--- Material provided ---
————————
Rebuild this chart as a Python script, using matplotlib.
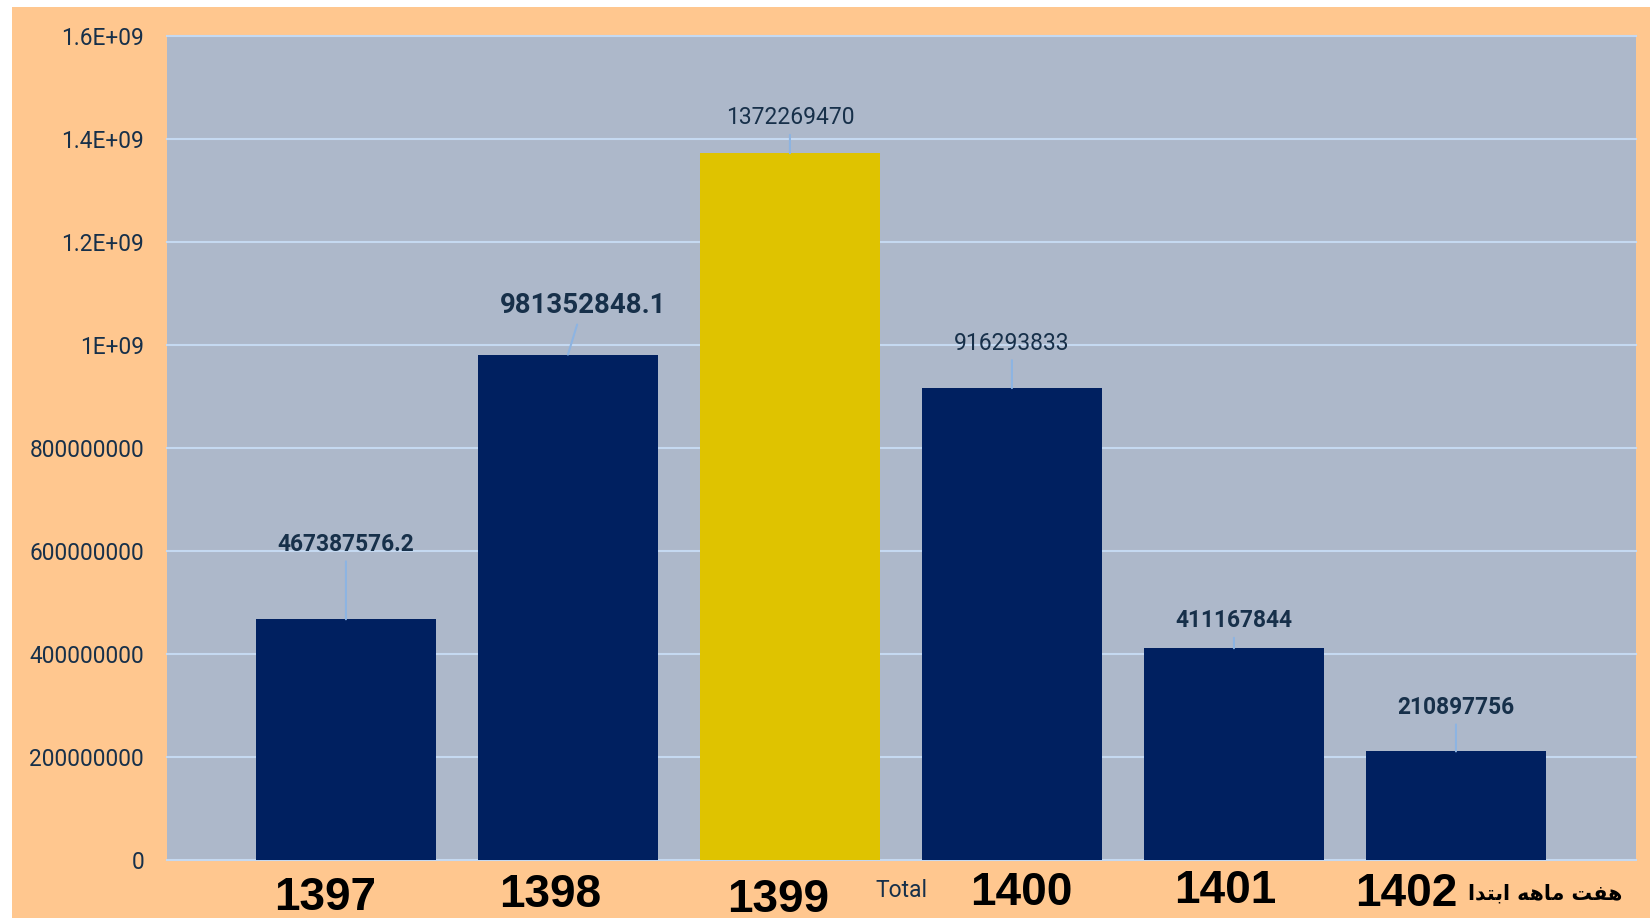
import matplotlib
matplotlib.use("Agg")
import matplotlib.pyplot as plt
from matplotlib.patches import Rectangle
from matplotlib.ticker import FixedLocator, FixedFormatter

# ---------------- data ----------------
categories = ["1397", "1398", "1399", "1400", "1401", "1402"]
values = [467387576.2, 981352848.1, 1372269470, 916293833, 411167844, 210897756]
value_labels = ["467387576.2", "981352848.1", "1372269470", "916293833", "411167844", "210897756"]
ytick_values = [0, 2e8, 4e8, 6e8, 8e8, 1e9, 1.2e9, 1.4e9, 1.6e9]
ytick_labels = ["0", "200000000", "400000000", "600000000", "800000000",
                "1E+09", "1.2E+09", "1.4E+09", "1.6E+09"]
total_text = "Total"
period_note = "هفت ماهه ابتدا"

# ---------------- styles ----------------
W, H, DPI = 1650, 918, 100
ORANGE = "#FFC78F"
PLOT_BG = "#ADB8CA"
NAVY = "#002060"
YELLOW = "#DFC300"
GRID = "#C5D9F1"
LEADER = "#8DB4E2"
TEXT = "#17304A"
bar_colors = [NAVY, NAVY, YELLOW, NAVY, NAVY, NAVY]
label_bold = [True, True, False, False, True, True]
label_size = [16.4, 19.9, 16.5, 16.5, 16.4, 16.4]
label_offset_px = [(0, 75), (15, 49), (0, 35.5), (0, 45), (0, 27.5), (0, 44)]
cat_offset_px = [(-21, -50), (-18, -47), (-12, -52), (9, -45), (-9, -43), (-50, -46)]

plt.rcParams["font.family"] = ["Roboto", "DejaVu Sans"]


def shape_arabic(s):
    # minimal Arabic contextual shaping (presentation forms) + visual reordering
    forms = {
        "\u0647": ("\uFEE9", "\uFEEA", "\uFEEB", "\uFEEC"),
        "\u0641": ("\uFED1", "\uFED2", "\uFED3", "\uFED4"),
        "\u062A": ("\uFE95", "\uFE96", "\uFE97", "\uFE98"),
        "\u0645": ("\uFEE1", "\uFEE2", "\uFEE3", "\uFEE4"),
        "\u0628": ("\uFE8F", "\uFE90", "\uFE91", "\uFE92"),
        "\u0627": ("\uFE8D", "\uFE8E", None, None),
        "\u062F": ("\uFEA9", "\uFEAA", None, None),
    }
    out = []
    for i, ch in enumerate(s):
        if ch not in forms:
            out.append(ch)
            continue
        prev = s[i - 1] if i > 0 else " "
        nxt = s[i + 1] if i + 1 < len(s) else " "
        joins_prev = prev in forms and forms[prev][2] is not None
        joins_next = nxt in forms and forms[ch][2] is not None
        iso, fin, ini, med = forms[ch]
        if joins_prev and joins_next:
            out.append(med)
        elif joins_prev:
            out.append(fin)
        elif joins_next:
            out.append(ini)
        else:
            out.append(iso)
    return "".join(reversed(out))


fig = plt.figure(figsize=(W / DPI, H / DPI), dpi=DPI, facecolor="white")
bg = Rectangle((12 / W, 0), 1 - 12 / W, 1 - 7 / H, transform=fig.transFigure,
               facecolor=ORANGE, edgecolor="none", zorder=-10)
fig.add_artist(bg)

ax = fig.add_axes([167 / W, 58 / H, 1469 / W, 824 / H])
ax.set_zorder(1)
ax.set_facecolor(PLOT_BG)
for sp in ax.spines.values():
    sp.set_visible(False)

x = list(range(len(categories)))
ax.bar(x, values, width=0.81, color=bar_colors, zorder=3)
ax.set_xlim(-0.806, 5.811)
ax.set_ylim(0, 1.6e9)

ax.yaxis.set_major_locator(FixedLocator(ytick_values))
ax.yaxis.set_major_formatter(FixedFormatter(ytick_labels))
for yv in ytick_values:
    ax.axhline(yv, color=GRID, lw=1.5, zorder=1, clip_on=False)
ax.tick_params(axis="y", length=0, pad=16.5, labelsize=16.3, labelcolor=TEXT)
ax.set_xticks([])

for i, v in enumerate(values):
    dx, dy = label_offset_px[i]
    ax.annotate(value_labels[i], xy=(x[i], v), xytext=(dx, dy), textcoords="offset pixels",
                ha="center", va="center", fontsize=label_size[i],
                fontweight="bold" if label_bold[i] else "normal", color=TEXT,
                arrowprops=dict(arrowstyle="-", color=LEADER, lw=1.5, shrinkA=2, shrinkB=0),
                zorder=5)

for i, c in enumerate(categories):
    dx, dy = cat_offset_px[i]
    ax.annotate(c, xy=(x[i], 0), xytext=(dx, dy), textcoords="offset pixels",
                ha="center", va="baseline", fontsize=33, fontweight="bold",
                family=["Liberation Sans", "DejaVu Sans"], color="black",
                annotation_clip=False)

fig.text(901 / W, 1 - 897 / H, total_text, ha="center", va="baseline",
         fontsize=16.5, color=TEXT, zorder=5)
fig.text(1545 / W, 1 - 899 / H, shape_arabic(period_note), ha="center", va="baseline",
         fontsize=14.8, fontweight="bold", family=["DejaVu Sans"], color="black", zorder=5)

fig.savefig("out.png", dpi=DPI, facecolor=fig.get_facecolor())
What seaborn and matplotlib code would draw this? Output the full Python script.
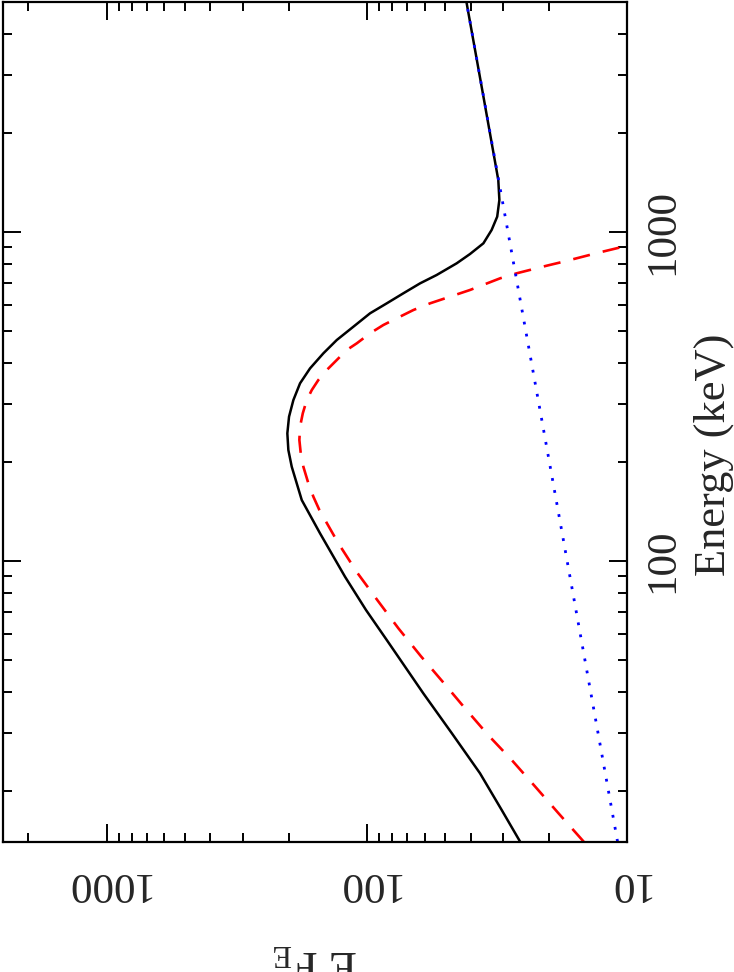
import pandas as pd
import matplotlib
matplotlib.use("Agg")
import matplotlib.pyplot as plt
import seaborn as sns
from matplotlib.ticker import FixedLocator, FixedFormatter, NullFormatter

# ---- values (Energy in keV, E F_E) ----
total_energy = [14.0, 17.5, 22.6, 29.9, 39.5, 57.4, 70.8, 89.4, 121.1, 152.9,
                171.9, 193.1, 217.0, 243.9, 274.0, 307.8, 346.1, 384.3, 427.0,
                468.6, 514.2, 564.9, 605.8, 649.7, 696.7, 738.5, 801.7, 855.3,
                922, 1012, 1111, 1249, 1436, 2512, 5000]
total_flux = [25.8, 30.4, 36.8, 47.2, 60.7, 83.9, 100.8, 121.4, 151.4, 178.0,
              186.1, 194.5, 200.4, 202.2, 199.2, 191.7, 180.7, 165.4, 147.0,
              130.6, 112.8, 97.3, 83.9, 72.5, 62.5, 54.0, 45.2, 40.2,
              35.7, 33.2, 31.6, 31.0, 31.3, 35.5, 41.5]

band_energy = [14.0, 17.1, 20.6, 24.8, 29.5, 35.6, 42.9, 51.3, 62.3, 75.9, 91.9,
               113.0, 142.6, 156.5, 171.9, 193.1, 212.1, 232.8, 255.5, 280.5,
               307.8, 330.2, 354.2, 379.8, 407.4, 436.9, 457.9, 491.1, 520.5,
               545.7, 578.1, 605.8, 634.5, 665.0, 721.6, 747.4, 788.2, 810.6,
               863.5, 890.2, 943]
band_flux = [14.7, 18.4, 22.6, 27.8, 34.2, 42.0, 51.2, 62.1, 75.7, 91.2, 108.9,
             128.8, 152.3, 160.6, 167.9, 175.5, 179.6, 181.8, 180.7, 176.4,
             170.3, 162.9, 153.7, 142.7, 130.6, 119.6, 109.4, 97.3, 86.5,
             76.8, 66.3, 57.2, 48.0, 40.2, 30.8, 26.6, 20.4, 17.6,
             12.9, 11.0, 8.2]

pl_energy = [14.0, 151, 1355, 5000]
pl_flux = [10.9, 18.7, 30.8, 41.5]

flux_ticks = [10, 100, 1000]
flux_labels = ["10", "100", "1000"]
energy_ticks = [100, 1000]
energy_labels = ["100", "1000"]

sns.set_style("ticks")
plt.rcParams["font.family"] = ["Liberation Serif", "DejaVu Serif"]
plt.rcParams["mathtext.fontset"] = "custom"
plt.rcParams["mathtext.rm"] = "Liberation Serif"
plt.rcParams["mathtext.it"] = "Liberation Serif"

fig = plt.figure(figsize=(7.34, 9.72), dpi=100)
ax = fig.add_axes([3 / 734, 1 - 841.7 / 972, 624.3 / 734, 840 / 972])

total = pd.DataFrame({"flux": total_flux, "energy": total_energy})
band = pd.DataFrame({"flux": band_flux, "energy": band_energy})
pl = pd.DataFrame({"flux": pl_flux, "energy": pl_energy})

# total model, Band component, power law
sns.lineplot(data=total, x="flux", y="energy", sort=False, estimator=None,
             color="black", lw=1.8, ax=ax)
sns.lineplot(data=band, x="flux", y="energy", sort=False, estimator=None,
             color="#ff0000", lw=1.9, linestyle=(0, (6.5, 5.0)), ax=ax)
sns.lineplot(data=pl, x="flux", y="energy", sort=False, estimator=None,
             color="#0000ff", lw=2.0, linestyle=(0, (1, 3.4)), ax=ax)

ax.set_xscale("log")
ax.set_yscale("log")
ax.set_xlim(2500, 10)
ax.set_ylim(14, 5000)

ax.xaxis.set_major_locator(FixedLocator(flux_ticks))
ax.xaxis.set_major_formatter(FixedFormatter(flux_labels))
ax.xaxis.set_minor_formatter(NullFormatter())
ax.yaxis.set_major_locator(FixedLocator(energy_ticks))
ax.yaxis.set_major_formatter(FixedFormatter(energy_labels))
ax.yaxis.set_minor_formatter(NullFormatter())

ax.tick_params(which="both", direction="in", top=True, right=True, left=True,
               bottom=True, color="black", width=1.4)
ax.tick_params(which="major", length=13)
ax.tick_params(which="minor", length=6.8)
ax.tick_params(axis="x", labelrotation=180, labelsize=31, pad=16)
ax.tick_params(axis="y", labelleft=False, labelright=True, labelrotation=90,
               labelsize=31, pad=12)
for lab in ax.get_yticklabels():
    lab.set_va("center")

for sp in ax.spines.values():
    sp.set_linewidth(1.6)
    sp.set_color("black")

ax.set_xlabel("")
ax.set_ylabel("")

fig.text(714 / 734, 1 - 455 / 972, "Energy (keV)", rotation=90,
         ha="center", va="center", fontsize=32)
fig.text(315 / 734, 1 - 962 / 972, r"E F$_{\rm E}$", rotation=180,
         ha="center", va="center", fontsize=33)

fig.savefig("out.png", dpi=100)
————————
--- Task description ---
Give back exactly the lines from the one that holds "What seaborn and" to the one that holds "FixedLocator, FixedFormatter, NullFormatter", with both ends and without the images.

--- Expected answer ---
What seaborn and matplotlib code would draw this? Output the full Python script.
import pandas as pd
import matplotlib
matplotlib.use("Agg")
import matplotlib.pyplot as plt
import seaborn as sns
from matplotlib.ticker import FixedLocator, FixedFormatter, NullFormatter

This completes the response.